Изначальные пакеты санкций были подготовлены и согласованы. Но чем больше времени проходит, тем больше мы видим такое «расплетание»: у стран, которые покупают нефть или газ, безусловно, один болевой порог; у стран с русскоязычными меньшинствами — другой. Заканчиваются темы, в которых можно осмысленно экономически противостоять Российской Федерации. Поэтому возникают разные коалиции. И страны типа Венгрии, которые имеют затяжной, долгий конфликт с Брюсселем, берут очень высокую цену за любое согласие на любое общее решение. Это тем самым играет на руку России — рикошетом; не утверждаю, что тут есть конкретный сговор. Но из-за позиции Будапешта санкции становятся слабее. А раз они становятся слабее, они становятся более символическими, и тут есть опасность сделать их яркими, грозными, показными.

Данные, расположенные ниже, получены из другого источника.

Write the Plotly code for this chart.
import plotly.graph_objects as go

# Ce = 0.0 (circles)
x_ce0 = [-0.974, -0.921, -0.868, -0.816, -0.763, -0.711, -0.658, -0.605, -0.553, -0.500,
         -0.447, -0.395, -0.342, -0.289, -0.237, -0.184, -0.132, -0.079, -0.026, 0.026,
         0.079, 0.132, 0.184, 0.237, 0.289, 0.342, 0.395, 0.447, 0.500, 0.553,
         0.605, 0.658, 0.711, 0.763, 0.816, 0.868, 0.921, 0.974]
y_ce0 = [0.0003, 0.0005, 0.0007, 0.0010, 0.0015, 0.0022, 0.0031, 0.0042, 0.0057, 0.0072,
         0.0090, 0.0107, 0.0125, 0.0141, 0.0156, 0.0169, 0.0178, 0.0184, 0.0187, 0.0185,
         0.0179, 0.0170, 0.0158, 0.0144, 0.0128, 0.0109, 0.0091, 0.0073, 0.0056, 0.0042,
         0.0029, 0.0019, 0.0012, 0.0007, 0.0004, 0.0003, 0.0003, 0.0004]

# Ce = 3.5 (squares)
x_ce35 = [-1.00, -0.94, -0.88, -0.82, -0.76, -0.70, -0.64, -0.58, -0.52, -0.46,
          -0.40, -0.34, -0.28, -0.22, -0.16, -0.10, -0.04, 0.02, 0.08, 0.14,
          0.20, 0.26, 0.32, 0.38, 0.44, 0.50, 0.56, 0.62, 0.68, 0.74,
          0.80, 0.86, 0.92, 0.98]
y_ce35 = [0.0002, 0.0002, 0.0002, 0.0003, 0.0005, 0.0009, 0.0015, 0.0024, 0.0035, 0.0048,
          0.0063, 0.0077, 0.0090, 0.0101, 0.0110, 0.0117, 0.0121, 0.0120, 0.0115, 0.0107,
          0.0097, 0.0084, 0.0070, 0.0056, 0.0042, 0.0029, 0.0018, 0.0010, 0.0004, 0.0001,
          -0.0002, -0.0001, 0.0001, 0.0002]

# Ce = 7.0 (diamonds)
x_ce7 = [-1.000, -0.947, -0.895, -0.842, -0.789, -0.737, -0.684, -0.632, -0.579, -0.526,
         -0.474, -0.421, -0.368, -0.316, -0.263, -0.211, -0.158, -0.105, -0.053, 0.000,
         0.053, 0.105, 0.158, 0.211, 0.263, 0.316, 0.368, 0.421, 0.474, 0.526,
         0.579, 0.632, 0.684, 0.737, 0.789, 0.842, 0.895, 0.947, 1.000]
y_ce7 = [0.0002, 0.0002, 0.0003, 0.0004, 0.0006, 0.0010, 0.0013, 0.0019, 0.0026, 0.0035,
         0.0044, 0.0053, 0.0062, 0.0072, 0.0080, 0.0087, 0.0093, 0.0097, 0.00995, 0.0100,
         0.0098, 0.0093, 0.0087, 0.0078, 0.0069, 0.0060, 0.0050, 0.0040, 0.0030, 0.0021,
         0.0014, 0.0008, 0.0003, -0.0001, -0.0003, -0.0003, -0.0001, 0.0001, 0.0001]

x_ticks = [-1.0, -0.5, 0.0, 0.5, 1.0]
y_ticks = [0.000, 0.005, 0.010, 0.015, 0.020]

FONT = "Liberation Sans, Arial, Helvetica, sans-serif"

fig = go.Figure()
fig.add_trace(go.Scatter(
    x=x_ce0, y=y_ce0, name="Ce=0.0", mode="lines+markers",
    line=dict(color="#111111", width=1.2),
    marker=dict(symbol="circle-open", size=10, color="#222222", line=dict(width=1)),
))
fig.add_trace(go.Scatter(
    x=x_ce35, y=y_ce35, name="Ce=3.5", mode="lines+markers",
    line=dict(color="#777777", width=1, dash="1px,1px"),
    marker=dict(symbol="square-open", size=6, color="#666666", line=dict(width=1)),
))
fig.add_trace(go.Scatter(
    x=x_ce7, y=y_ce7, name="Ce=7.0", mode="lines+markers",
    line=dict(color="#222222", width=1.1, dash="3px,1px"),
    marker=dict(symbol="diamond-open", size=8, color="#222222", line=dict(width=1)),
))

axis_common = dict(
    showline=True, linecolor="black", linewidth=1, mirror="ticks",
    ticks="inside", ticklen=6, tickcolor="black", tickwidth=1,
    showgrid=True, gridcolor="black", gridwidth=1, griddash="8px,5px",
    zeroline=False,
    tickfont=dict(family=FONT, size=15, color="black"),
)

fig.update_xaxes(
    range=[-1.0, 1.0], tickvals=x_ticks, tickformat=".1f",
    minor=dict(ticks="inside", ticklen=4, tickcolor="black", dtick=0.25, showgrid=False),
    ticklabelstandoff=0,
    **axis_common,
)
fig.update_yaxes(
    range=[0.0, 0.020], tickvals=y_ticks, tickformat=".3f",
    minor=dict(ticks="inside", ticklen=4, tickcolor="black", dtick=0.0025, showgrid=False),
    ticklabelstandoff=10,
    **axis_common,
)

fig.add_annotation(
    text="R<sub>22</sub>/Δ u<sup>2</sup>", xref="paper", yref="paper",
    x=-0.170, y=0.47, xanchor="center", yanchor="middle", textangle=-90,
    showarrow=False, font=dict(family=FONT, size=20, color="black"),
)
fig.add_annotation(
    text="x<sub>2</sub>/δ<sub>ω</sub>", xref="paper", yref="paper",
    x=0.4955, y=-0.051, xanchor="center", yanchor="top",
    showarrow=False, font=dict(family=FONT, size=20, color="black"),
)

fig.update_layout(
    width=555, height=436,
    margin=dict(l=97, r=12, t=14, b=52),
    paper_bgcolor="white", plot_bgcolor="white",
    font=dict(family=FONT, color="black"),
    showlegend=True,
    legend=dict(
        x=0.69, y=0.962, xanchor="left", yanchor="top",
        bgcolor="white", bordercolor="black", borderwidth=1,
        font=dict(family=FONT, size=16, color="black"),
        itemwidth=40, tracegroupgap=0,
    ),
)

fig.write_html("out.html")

«Восстановление территориальной целостности само по себе в данной войне необязательно является концом войны»
Чем дальше, тем менее очевидным будет выход из конфликта, и тем сильнее будет расти количество тех, кто по разным соображениям считает, что надо договариваться. В Германии, например, некоторые люди задаются вопросом: если нет понятного выхода из этой ситуации, значит ли это, что она будет продолжаться бесконечно — приводя к разрушениям, гибели людей, экологическим катастрофам? Известная фраза «мы будем поддерживать Украину так долго, как это будет нужно», упирается в вопрос: нужно для чего? И, как мне кажется, общество в Германии начинает несколько уставать от технологических дебатов — а давайте передадим танки, истребители, а давайте передадим ракеты — потому что они вызывают магическое ощущение, что все дело за какой-то отдельной технологией и произойдет переломный момент в войне. В 2023 году это уже не работает. Потому что нет такой технологии, которая могла бы решить эту военную ситуацию в пользу Украины.

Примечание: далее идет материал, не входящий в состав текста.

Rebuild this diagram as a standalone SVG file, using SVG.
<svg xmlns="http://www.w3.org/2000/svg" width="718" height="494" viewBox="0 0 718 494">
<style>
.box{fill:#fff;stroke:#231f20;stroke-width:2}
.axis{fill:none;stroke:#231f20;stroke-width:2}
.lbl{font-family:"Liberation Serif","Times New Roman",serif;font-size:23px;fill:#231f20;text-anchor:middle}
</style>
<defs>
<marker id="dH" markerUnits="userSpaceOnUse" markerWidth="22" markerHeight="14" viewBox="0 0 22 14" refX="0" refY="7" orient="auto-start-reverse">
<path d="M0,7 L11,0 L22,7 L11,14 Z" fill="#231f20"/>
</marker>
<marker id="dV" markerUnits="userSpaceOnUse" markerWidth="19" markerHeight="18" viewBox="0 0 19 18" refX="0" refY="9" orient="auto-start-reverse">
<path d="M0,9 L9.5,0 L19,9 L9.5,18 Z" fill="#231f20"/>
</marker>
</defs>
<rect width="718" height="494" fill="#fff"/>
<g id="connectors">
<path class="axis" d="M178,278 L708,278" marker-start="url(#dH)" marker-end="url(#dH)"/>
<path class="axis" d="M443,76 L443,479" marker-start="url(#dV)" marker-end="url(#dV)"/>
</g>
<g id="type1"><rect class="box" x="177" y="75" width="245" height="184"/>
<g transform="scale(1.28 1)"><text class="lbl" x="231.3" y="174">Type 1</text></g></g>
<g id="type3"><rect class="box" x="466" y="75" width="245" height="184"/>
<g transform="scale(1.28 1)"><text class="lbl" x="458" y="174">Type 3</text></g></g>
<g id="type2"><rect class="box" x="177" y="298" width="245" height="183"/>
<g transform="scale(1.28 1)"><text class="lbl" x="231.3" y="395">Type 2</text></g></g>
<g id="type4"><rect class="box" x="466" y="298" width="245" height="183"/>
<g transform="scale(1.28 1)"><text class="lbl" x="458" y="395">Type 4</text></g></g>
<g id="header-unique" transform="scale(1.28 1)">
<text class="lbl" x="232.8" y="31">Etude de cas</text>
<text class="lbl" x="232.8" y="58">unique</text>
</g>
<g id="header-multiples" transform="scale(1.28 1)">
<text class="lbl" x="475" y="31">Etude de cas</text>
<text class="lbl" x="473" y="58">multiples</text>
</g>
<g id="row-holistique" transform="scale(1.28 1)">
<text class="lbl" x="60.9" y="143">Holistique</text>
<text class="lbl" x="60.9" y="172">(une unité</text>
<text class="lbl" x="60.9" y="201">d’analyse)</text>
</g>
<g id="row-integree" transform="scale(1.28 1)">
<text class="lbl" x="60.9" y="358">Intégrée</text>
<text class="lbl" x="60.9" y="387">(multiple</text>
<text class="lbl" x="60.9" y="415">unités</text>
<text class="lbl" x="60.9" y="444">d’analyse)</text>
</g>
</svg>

Кроме того, чем дальше продолжается война, тем больше людей начинают понимать, что любая война — это конфликт не только за территорию ценой человеческих жизней, но и конфликт экономический, растянутый по временной оси. Сейчас приходит понимание, что нет магического решения, из-за чего люди склоняются к позиции менее идеалистической и в чем-то фаталистской, а в чем-то просто выражающей усталость.
Сейчас очень сложно представить себе сценарий, при котором Украина полностью восстановит свою территориальную целостность и затем вступит в ЕС. Есть мнение, что, вероятно, первый пункт реализовать не удастся, и надо сразу говорить о втором. Но мне как раз более реалистичной кажется восстановление территориальной целостности Украины, чем ее вступления в ЕС. Ведь даже если Украина полностью вернет всю свою территорию в границах 1991 года, это не отменит того, что Россия все равно сможет раз в неделю обстреливать все крупные украинские города и промышленные центры ракетами. И тут становится понятно, что восстановление территориальной целостности само по себе в данной войне необязательно является концом войны.

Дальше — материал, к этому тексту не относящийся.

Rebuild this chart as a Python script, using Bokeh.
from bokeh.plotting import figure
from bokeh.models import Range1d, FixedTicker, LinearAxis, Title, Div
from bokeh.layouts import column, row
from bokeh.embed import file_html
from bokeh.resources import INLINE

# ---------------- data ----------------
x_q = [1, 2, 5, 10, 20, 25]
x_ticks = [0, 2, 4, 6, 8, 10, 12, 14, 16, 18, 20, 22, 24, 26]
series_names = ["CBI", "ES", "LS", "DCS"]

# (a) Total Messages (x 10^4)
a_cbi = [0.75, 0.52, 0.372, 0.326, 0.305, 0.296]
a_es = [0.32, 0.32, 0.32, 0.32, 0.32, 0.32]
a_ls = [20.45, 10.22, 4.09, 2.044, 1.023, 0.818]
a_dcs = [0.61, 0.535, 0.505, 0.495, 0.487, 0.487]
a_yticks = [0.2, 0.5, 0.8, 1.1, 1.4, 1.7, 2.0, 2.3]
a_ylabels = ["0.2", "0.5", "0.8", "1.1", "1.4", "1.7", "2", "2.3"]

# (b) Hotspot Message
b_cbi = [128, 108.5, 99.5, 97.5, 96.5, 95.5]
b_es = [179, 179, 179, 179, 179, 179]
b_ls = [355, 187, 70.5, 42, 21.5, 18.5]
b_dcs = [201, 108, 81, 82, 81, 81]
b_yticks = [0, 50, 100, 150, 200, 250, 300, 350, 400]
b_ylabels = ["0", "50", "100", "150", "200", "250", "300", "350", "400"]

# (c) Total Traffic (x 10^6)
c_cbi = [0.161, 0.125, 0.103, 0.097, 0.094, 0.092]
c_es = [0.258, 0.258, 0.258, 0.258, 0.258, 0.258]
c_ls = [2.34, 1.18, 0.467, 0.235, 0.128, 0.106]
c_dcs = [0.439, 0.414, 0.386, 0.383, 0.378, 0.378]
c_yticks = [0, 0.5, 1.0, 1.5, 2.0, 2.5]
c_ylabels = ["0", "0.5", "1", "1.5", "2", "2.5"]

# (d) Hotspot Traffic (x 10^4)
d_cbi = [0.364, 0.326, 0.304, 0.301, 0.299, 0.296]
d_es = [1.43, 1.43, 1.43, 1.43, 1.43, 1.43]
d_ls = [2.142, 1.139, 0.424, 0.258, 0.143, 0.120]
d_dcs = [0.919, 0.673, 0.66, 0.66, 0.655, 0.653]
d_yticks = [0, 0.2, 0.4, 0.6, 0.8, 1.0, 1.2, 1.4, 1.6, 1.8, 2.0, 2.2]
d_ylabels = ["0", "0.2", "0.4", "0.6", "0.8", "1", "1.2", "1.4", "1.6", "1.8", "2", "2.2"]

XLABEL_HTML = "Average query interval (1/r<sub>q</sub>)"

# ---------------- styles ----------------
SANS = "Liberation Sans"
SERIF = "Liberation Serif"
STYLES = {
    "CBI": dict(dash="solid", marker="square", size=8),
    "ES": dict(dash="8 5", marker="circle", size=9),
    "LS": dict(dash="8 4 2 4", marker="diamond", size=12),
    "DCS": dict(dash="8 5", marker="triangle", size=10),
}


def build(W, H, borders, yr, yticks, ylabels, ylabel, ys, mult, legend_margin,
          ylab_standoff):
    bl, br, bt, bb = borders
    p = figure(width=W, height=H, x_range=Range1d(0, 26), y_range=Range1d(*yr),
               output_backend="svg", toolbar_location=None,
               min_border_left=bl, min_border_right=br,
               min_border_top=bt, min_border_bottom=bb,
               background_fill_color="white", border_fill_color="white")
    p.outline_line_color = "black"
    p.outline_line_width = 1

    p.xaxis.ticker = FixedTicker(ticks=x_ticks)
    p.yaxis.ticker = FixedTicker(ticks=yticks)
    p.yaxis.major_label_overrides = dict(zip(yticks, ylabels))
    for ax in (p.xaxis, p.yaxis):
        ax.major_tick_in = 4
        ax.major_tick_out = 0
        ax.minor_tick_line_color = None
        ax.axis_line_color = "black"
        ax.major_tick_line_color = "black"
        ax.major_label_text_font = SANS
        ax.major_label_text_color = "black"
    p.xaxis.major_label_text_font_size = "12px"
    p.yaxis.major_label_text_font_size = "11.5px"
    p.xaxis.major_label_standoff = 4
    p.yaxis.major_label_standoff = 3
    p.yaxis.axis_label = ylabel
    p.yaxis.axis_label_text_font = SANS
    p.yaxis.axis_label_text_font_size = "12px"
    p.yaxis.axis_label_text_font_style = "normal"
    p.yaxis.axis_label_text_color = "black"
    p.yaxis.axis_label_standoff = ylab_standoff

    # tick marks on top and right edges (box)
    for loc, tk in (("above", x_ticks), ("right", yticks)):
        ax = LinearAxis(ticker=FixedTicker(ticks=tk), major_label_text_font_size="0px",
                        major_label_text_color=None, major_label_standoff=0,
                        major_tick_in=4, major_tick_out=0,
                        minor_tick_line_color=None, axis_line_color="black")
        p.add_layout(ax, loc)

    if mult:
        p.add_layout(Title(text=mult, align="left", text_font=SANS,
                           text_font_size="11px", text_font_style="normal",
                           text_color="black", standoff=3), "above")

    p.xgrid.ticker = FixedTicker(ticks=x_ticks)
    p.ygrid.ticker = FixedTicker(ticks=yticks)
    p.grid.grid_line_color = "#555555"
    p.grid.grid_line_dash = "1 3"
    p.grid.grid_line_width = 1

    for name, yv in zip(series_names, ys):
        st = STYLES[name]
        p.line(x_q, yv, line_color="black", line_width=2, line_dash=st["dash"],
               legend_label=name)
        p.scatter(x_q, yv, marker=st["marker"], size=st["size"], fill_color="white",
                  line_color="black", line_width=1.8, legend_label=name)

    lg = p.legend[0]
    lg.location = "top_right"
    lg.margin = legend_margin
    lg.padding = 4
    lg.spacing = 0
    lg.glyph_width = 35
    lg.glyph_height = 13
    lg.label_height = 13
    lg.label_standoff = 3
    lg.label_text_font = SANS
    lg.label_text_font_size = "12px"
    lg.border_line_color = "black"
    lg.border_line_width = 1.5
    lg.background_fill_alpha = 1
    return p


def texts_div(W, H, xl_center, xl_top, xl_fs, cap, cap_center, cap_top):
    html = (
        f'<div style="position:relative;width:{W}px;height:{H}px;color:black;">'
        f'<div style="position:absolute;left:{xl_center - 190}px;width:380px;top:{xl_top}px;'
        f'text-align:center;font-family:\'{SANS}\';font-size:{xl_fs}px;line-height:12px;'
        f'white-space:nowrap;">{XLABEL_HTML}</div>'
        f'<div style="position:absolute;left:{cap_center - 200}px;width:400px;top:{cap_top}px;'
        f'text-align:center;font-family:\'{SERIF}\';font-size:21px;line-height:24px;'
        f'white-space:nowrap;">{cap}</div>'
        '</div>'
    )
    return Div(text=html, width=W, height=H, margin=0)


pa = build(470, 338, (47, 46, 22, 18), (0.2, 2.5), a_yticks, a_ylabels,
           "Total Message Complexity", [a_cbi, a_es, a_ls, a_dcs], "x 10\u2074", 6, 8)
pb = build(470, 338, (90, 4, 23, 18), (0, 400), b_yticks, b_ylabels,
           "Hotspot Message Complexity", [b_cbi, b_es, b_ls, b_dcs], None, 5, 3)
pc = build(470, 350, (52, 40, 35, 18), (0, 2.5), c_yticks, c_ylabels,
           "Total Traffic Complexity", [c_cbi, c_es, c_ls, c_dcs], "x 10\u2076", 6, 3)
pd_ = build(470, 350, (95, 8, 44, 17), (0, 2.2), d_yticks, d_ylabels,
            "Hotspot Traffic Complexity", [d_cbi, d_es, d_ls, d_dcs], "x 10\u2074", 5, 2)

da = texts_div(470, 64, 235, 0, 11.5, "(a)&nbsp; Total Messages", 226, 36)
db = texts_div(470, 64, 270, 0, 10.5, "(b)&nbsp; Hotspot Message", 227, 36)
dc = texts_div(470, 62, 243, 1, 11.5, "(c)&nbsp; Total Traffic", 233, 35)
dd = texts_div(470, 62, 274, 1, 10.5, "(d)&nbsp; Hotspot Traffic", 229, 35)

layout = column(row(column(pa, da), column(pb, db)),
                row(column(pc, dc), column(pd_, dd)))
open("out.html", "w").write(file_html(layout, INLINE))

Формулировка, что Украина должна сама решать свою судьбу, принимается большинством. Но чем дольше это продолжается, тем больше включается встречный нарратив о европейском будущем Украины. Возникает конфликт: может ли Украина формулировать видение будущего мира без Европы — или нет? В этом блоке происходит много трения. Я думаю, что чем дольше будет продолжаться война, тем больше людей в Европе будут говорить: если вы хотите быть с нами вместе в одном доме, то давайте вместе обсуждать пути выхода из вооруженного конфликта.